Dan,  recovery to other hardware (especially when in the same system) is very much indeed possible.  It's the different bios settings and configurations that usually gets people stuck as each manufactuer bios has different settings, options and features and may initially prevent a restore to a new system (like having secure boot turned on, preventing an external drive like Acronis recovery from loading... the older system being Legacy/MBR by default, but the new one being UEFI/GPT by default...  if the new system supports legacy you'd have to enable that first).  

Of course, before a major failure, it's always a good idea to test a restore.  I would invest in a spare hard drive (if you don't have one already).  Pull the original, install the spare and restore to the spare and see how it goes - should be fine on the same hardware.  You can then return to your original drive.

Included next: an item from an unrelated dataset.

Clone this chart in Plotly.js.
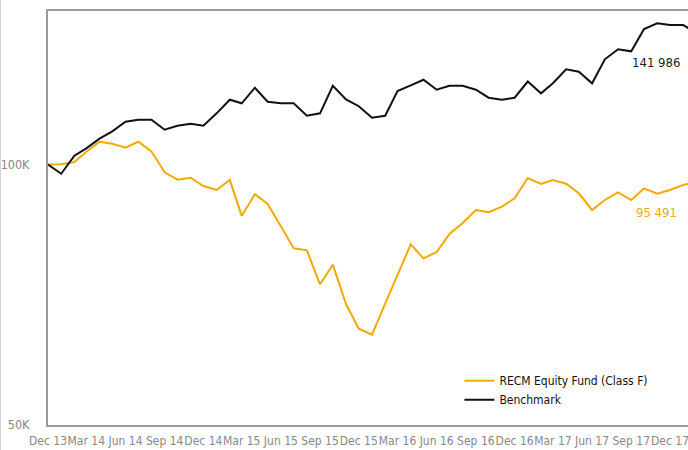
<!DOCTYPE html>
<html>
<head>
<meta charset="utf-8">
<script src="https://cdn.plot.ly/plotly-3.0.1.min.js"></script>
<style>
  html, body { margin: 0; padding: 0; overflow: hidden; background: #fff; width: 688px; height: 450px; }
  #chart { position: absolute; left: 0; top: 0; width: 720px; height: 450px; }
  #chart svg text { font-stretch: condensed; }
  #edge { position: absolute; left: 0; top: 0; width: 1px; height: 450px; background: #d4d4d4; z-index: 5; }
</style>
</head>
<body>
<div id="chart"></div>
<div id="edge"></div>
<script>
// Monthly observation dates (Dec 2013 - Feb 2018)
const months = [
  '2013-12-01','2014-01-01','2014-02-01','2014-03-01','2014-04-01','2014-05-01','2014-06-01','2014-07-01','2014-08-01','2014-09-01','2014-10-01','2014-11-01',
  '2014-12-01','2015-01-01','2015-02-01','2015-03-01','2015-04-01','2015-05-01','2015-06-01','2015-07-01','2015-08-01','2015-09-01','2015-10-01','2015-11-01',
  '2015-12-01','2016-01-01','2016-02-01','2016-03-01','2016-04-01','2016-05-01','2016-06-01','2016-07-01','2016-08-01','2016-09-01','2016-10-01','2016-11-01',
  '2016-12-01','2017-01-01','2017-02-01','2017-03-01','2017-04-01','2017-05-01','2017-06-01','2017-07-01','2017-08-01','2017-09-01','2017-10-01','2017-11-01',
  '2017-12-01','2018-01-01','2018-02-01'
];

// Growth of 100 000 invested
const fundValues = [
  100000,100100,100670,103460,106250,105690,104570,106250,103570,97950,96040,96550,
  94440,93440,95960,87240,92380,90020,84840,80020,79590,72710,76600,68990,
  64600,63580,69080,74730,80870,77910,79230,83120,85590,88600,88060,89380,
  91400,96470,94940,95960,95020,92620,88600,90990,92870,90990,93860,92530,
  93440,94690,95491
];
const benchValues = [
  100000,97580,102370,104400,107110,109240,112060,112660,112660,109700,110880,111470,
  110880,114590,118820,117680,122670,118190,117680,117680,113860,114590,123330,118940,
  116780,113260,113860,121600,123460,125310,122020,123330,123330,122020,119450,118820,
  119450,124710,120860,124120,128830,128010,124120,132300,135870,135150,143410,145600,
  144940,144940,141986
];

const seriesNames = ['RECM Equity Fund (Class F)', 'Benchmark'];
const seriesColors = ['#f2a900', '#111111'];
const yTickVals = [50000, 100000];
const yTickText = ['50K', '100K'];
const endLabels = ['95 491', '141 986'];

const FONT = '"DejaVu Sans Condensed", "Liberation Sans Narrow", "Liberation Sans", sans-serif';

const traces = [
  { x: months, y: fundValues, name: seriesNames[0], type: 'scatter', mode: 'lines',
    line: { color: seriesColors[0], width: 2 }, hoverinfo: 'skip' },
  { x: months, y: benchValues, name: seriesNames[1], type: 'scatter', mode: 'lines',
    line: { color: seriesColors[1], width: 2 }, hoverinfo: 'skip' }
];

const last = months.length - 1;
const layout = {
  width: 720, height: 450,
  margin: { l: 48, r: 20, t: 11, b: 25, pad: 0 },
  paper_bgcolor: '#fff', plot_bgcolor: '#fff',
  font: { family: FONT, size: 12, color: '#888' },
  showlegend: true,
  legend: {
    x: 0.631, y: 0.142, xanchor: 'left', yanchor: 'top',
    bgcolor: 'rgba(0,0,0,0)', borderwidth: 0,
    font: { family: FONT, size: 12, color: '#111' },
    tracegroupgap: 0
  },
  xaxis: {
    type: 'date',
    range: ['2013-12-01', '2018-02-09 12:00'],
    tick0: '2013-12-01', dtick: 'M3', tickformat: '%b %y', tickangle: 0,
    showgrid: false, zeroline: false,
    showline: true, linecolor: '#9a9a9a', linewidth: 2, mirror: true,
    ticks: 'outside', ticklen: 4, tickcolor: 'rgba(0,0,0,0)',
    tickfont: { family: FONT, size: 12, color: '#888' }
  },
  yaxis: {
    type: 'log',
    range: [Math.log10(50000), 5.1774],
    tickvals: yTickVals, ticktext: yTickText,
    showgrid: false, zeroline: false,
    showline: true, linecolor: '#9a9a9a', linewidth: 2, mirror: true,
    ticks: 'outside', ticklen: 14, tickcolor: 'rgba(0,0,0,0)',
    tickfont: { family: FONT, size: 12.5, color: '#888' }
  },
  annotations: [
    { x: months[last], y: Math.log10(fundValues[last]), xref: 'x', yref: 'y',
      text: endLabels[0], showarrow: false, xanchor: 'right', yanchor: 'middle',
      xshift: -17, yshift: -31, font: { family: FONT, size: 13, color: seriesColors[0] } },
    { x: months[last], y: Math.log10(benchValues[last]), xref: 'x', yref: 'y',
      text: endLabels[1], showarrow: false, xanchor: 'right', yanchor: 'middle',
      xshift: -14, yshift: -30, font: { family: FONT, size: 13, color: '#222' } }
  ]
};

Plotly.newPlot('chart', traces, layout, { staticPlot: true, displayModeBar: false });
</script>
</body>
</html>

On a new system (new motherboard), it should still work, however, 1) you have to get all of the bios settings right  and 2) you may have to run Universal Restore if it BSOD's at first boot due to inompatible or missing drivers.  We used ATIH and Acronis snap deploy at work and deploy several computers a week (most with different hardware, but from the same base image) and have had a ton of success with this product.  Every time we get a new type of hardware though, it's usually just a matter of getting the bios configured correctly to allow the image restore process to work.   

For now, try to do some recovery tests of your own, using the offline bootable recovery media and a spare hard drive to learn the process and build up your confidence with the process so that you're prepared for a real-world recovery scenario.